> [What is expected] Lines containing the string "React" are to be counted; report the number and nothing more.

> [Recorded information]
■ ■ ■ ■ ■
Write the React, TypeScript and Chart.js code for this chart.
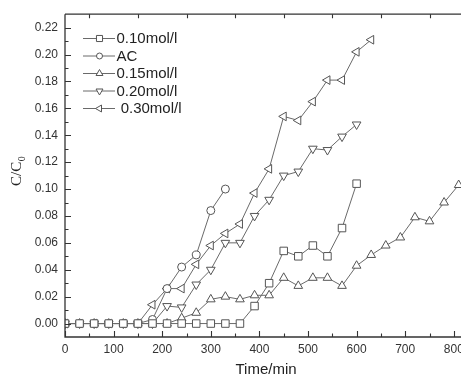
import React, { useEffect, useRef } from 'react';
import { Chart, registerables } from 'chart.js';
import { drawPoint } from 'chart.js/helpers';

Chart.register(...registerables);

// ---- data ----
const times = [0, 30, 60, 90, 120, 150, 180, 210, 240, 270, 300, 330, 360, 390, 420, 450, 480, 510, 540, 570, 600, 630, 660, 690, 720, 750, 780, 810];
const c010 = [0, 0, 0, 0, 0, 0, 0, 0, 0, 0, 0, 0, 0, 0.013, 0.030, 0.054, 0.050, 0.058, 0.050, 0.071, 0.104];
const cAC = [0, 0, 0, 0, 0, 0, 0.003, 0.026, 0.042, 0.051, 0.084, 0.100];
const c015 = [0, 0, 0, 0, 0, 0, 0, 0, 0.004, 0.008, 0.018, 0.020, 0.018, 0.021, 0.021, 0.034, 0.028, 0.034, 0.034, 0.028, 0.043, 0.051, 0.058, 0.064, 0.079, 0.076, 0.090, 0.103];
const c020 = [0, 0, 0, 0, 0, 0, 0, 0.013, 0.012, 0.029, 0.040, 0.060, 0.060, 0.080, 0.092, 0.110, 0.113, 0.130, 0.129, 0.139, 0.148];
const c030 = [0, 0, 0, 0, 0, 0, 0.014, 0.026, 0.026, 0.044, 0.058, 0.067, 0.074, 0.097, 0.115, 0.154, 0.151, 0.165, 0.181, 0.181, 0.202, 0.211];
const seriesLabels = ['0.10mol/l', 'AC', '0.15mol/l', '0.20mol/l', ' 0.30mol/l'];
const yTickValues = [0, 0.02, 0.04, 0.06, 0.08, 0.10, 0.12, 0.14, 0.16, 0.18, 0.20, 0.22];
const yMinorValues = [0.01, 0.03, 0.05, 0.07, 0.09, 0.11, 0.13, 0.15, 0.17, 0.19, 0.21];
const xTickValues = [0, 100, 200, 300, 400, 500, 600, 700, 800];
const xMinorValues = [50, 150, 250, 350, 450, 550, 650, 750, 850];
const xTopTickValues = [50, 150, 250, 350, 450, 550, 650, 750, 850];
const xTitle = 'Time/min';

const LINE = '#6a6a6a';
const MARK = '#555';
const AXIS = '#333';
const TEXT = '#333';
const SANS = '"Liberation Sans", Arial, sans-serif';
const SERIF = '"Liberation Serif", "Times New Roman", serif';

const styles = [
  { pointStyle: 'rect', rotation: 0, radius: 5.3 },
  { pointStyle: 'circle', rotation: 0, radius: 4 },
  { pointStyle: 'triangle', rotation: 0, radius: 5 },
  { pointStyle: 'triangle', rotation: 180, radius: 5 },
  { pointStyle: 'triangle', rotation: -90, radius: 5 },
];

const seriesValues = [c010, cAC, c015, c020, c030];

const decor = {
  id: 'decor',
  afterDraw(chart: any) {
    const { ctx, chartArea: ca, scales } = chart;
    const x = scales.x;
    const y = scales.y;
    ctx.save();
    ctx.strokeStyle = AXIS;
    ctx.lineWidth = 1.3;
    // axes lines
    ctx.beginPath();
    ctx.moveTo(ca.left, ca.top);
    ctx.lineTo(chart.width, ca.top);
    ctx.moveTo(ca.left, ca.top);
    ctx.lineTo(ca.left, ca.bottom);
    ctx.lineTo(chart.width, ca.bottom);
    ctx.stroke();
    ctx.lineWidth = 1.1;
    ctx.beginPath();
    yTickValues.forEach((v) => {
      const p = Math.round(y.getPixelForValue(v)) + 0.5;
      ctx.moveTo(ca.left, p);
      ctx.lineTo(ca.left + 6, p);
    });
    yMinorValues.forEach((v) => {
      const p = Math.round(y.getPixelForValue(v)) + 0.5;
      ctx.moveTo(ca.left, p);
      ctx.lineTo(ca.left + 3.5, p);
    });
    xTickValues.forEach((v) => {
      const p = Math.round(x.getPixelForValue(v)) + 0.5;
      ctx.moveTo(p, ca.bottom);
      ctx.lineTo(p, ca.bottom - 6);
    });
    xMinorValues.forEach((v) => {
      const p = Math.round(x.getPixelForValue(v)) + 0.5;
      ctx.moveTo(p, ca.bottom);
      ctx.lineTo(p, ca.bottom - 3.5);
    });
    xTopTickValues.forEach((v) => {
      const p = Math.round(x.getPixelForValue(v)) + 0.5;
      ctx.moveTo(p, ca.top);
      ctx.lineTo(p, ca.top + 4);
    });
    ctx.stroke();

    // legend
    const rows = [38.5, 56, 73.5, 91, 108.5];
    seriesLabels.forEach((lab, i) => {
      const ry = rows[i];
      ctx.strokeStyle = LINE;
      ctx.lineWidth = 1;
      ctx.beginPath();
      ctx.moveTo(83, ry);
      ctx.lineTo(115, ry);
      ctx.stroke();
      ctx.fillStyle = '#fff';
      ctx.strokeStyle = MARK;
      drawPoint(ctx, { pointStyle: styles[i].pointStyle, rotation: styles[i].rotation, radius: styles[i].radius - 1, borderWidth: 1 } as any, 99.5, ry);
      ctx.fillStyle = '#222';
      ctx.font = `15px ${SANS}`;
      ctx.textAlign = 'left';
      ctx.textBaseline = 'middle';
      ctx.fillText(lab, 116.5, ry + 0.5);
    });

    // x title
    ctx.fillStyle = '#222';
    ctx.font = `15px ${SANS}`;
    ctx.textAlign = 'center';
    ctx.textBaseline = 'middle';
    ctx.fillText(xTitle, 266, 370);

    // y title C/C0
    ctx.save();
    ctx.translate(21, 186);
    ctx.rotate(-Math.PI / 2);
    ctx.textAlign = 'left';
    ctx.textBaseline = 'alphabetic';
    ctx.font = `15px ${SERIF}`;
    ctx.fillText('C/C', 0, 0);
    const w = ctx.measureText('C/C').width;
    ctx.font = `10px ${SERIF}`;
    ctx.fillText('0', w + 0.5, 4);
    ctx.restore();

    ctx.restore();
  },
};

export default function App() {
  const ref = useRef<HTMLCanvasElement | null>(null);
  useEffect(() => {
    if (!ref.current) return;
    const datasets = seriesValues.map((vals, i) => ({
      label: seriesLabels[i],
      data: vals.map((v, j) => ({ x: times[j], y: v })),
      borderColor: LINE,
      borderWidth: 1,
      backgroundColor: '#fff',
      pointStyle: styles[i].pointStyle as any,
      rotation: styles[i].rotation,
      pointRadius: styles[i].radius,
      pointBorderColor: MARK,
      pointBackgroundColor: '#fff',
      pointBorderWidth: 1,
      tension: 0,
      fill: false,
      clip: { left: 0, right: 10, top: 10, bottom: 10 } as any,
    }));
    const chart = new Chart(ref.current, {
      type: 'line',
      data: { datasets },
      options: {
        animation: false,
        responsive: true,
        maintainAspectRatio: false,
        layout: { padding: { top: 13, right: 5, left: 0, bottom: 0 } },
        plugins: { legend: { display: false }, tooltip: { enabled: false } },
        scales: {
          x: {
            type: 'linear',
            min: 0,
            max: 861.5,
            grid: { display: false, drawTicks: false },
            border: { display: false },
            afterBuildTicks: (s: any) => {
              s.ticks = xTickValues.map((v) => ({ value: v }));
            },
            afterFit: (s: any) => {
              s.height = 42;
            },
            ticks: {
              autoSkip: false,
              maxRotation: 0,
              padding: 5,
              color: TEXT,
              font: { family: SANS, size: 12 },
              callback: (v: any) => String(v),
            },
          },
          y: {
            type: 'linear',
            min: -0.01,
            max: 0.23,
            grid: { display: false, drawTicks: false },
            border: { display: false },
            afterBuildTicks: (s: any) => {
              s.ticks = yTickValues.map((v) => ({ value: v }));
            },
            afterFit: (s: any) => {
              s.width = 65;
            },
            ticks: {
              autoSkip: false,
              padding: 7,
              color: TEXT,
              font: { family: SANS, size: 12 },
              callback: (v: any) => Number(v).toFixed(2),
            },
          },
        },
      },
      plugins: [decor],
    });
    return () => chart.destroy();
  }, []);

  return (
    <div style={{ position: 'fixed', left: 0, top: 0, width: 461, height: 379, overflow: 'hidden', background: '#fff' }}>
      <div style={{ position: 'relative', width: 490, height: 379 }}>
        <canvas ref={ref} />
      </div>
    </div>
  );
}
■ ■ ■ ■ ■
> [Task solution] 2